London: Rafael Nadal will on Tuesday begin tennis’s most anticipated comeback since Bjorn Borg dusted off his wooden racket in 1991.
After seven months out with a knee injury, Nadal rejoins the tour as the world No. 5, as well as the top seed in low-profile clay court tournaments in Chile, Brazil and Mexico. But how long might it take him to regain his intimidating aura?
According to Andy Murray, we should expect a period of testing out. The rest of the locker room will spend the coming weeks assessing the state of Nadal’s body and mind. Tennis players are like piranhas, and if the French Open champion shows any hint of vulnerability, everyone will soon start to believe that they can emulate Lukas Rosol’s shock win at last year’s Wimbledon.
Asked whether the returning Nadal would still inspire the same sense of awe in lesser-ranked opponents, Murray replied:
“I don’t think straight away. The first weeks and months back, you would think people will be expecting him not to be at his highest level. They will believe they will be able to upset him.
“Over time, aura comes with winning, confidence, people fearing you. If Rafa wins the first two or three tournaments back in South America, that changes and people will be worrying about him getting back to his top form quickly. We will just have to see how he does at the tournaments but he will get it back again. I expect him to stay around the top of the game for a few years for sure.”

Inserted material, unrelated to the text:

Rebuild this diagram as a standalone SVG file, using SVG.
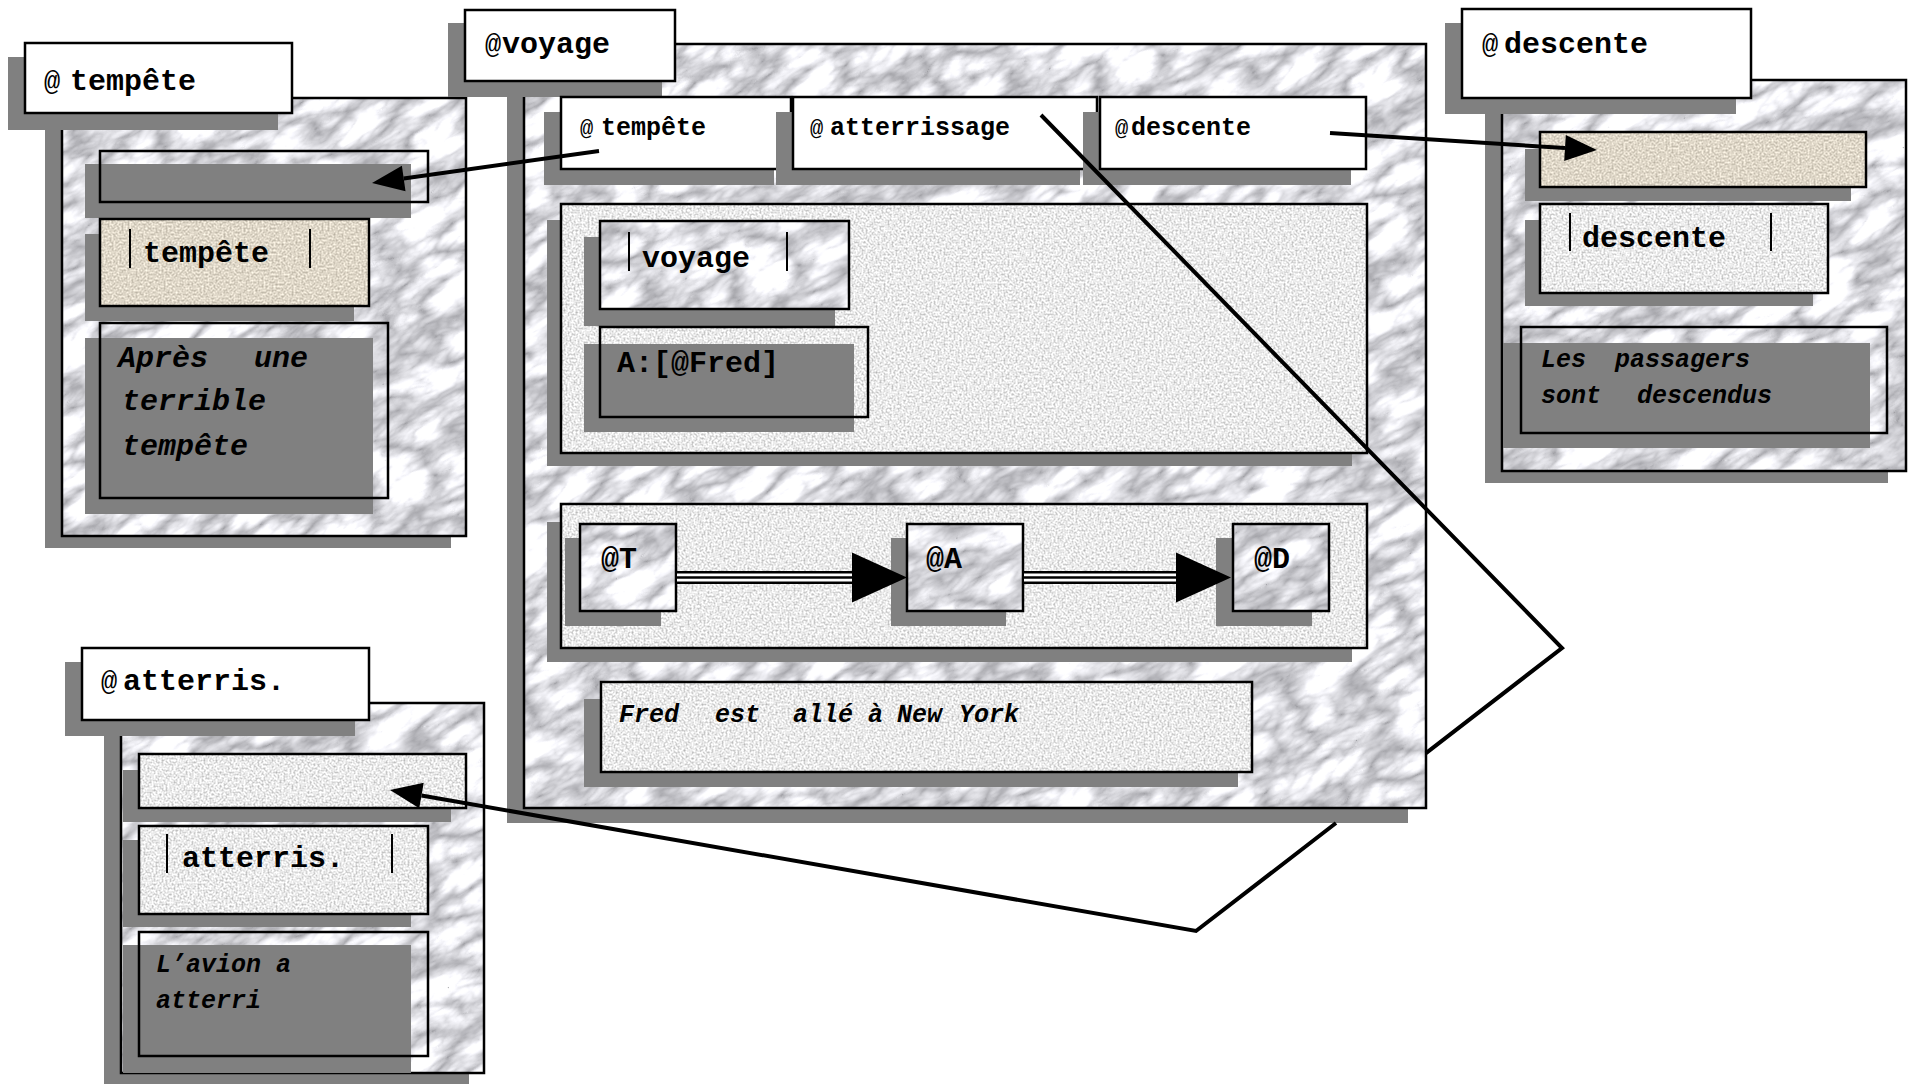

Murray and Nadal are old friends and allies off the court, as well as rivals on it. At times their relationship has been so close, and the mutual respect so great, that you wondered if it might create a problem for Murray, who is the junior partner in terms of both age and achievements.
In 2011, for instance, the two faced off in three Grand Slam semi-finals and Nadal won the lot. It is only in his absence that Murray has pushed on to become a grand slam winner and genuinely paid-up member of the ‘Big Four’ (or, at least, ‘Big Three’, as it has been since July last year).
Could 2013, then, represent Murray’s best chance to make an impact at the French Open? It has been his weakest tournament of the four slams, the only one where he has yet to reach a final.
Nadal, meanwhile, has won the event every year since he was 18, with one misfire in 2009 when his knees were playing up and his parents’ marriage was disintegrating.